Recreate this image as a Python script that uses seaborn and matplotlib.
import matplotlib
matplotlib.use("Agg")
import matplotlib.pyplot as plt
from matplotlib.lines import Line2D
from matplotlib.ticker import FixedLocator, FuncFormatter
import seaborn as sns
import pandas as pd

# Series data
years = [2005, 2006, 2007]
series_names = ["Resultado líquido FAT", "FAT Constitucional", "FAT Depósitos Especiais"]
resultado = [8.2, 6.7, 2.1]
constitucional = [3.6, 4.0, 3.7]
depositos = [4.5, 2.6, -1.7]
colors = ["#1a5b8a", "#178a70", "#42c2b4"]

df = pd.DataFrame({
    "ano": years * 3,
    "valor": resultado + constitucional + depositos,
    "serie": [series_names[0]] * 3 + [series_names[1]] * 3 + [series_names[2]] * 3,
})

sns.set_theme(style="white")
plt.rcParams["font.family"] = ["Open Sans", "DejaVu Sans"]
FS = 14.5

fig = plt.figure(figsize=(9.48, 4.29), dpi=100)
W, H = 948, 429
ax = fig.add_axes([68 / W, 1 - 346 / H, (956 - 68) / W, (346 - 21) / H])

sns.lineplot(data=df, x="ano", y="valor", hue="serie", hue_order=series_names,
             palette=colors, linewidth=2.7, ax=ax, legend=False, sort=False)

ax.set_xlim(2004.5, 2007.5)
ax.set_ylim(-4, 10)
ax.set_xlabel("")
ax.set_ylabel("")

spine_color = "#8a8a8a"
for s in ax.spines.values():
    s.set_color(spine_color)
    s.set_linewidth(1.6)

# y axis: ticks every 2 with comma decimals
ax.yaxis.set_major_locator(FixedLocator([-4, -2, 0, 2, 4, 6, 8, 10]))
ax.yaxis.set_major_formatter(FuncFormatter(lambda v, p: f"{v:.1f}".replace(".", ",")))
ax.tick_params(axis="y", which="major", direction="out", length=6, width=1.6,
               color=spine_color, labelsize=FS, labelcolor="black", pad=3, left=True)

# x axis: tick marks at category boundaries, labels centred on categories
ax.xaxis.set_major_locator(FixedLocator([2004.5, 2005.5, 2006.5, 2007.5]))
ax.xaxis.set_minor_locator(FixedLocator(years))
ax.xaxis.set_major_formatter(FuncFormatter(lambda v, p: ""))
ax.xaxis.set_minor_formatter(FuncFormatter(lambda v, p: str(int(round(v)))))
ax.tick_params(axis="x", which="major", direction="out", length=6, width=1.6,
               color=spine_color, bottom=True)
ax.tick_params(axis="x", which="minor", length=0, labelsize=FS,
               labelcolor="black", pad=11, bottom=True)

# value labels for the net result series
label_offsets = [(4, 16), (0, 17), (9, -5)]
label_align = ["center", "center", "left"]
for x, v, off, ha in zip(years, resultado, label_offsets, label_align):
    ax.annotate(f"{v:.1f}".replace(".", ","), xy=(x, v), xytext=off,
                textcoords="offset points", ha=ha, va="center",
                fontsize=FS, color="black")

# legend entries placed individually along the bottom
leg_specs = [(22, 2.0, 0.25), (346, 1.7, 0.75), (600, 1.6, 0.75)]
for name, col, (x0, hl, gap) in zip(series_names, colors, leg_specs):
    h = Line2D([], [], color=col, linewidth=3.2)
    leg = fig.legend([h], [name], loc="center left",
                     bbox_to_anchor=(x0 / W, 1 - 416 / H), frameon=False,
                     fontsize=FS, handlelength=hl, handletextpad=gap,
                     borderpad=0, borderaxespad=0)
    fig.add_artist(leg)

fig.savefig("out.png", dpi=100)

● ● ● ● ● ● ●

▶ **SHORT TASK**:
What you return should be the lines from the start of the data through the line with "import pandas as pd", quoted exactly and nothing more.

▶ **CORRECT ANSWER**:
Recreate this image as a Python script that uses seaborn and matplotlib.
import matplotlib
matplotlib.use("Agg")
import matplotlib.pyplot as plt
from matplotlib.lines import Line2D
from matplotlib.ticker import FixedLocator, FuncFormatter
import seaborn as sns
import pandas as pd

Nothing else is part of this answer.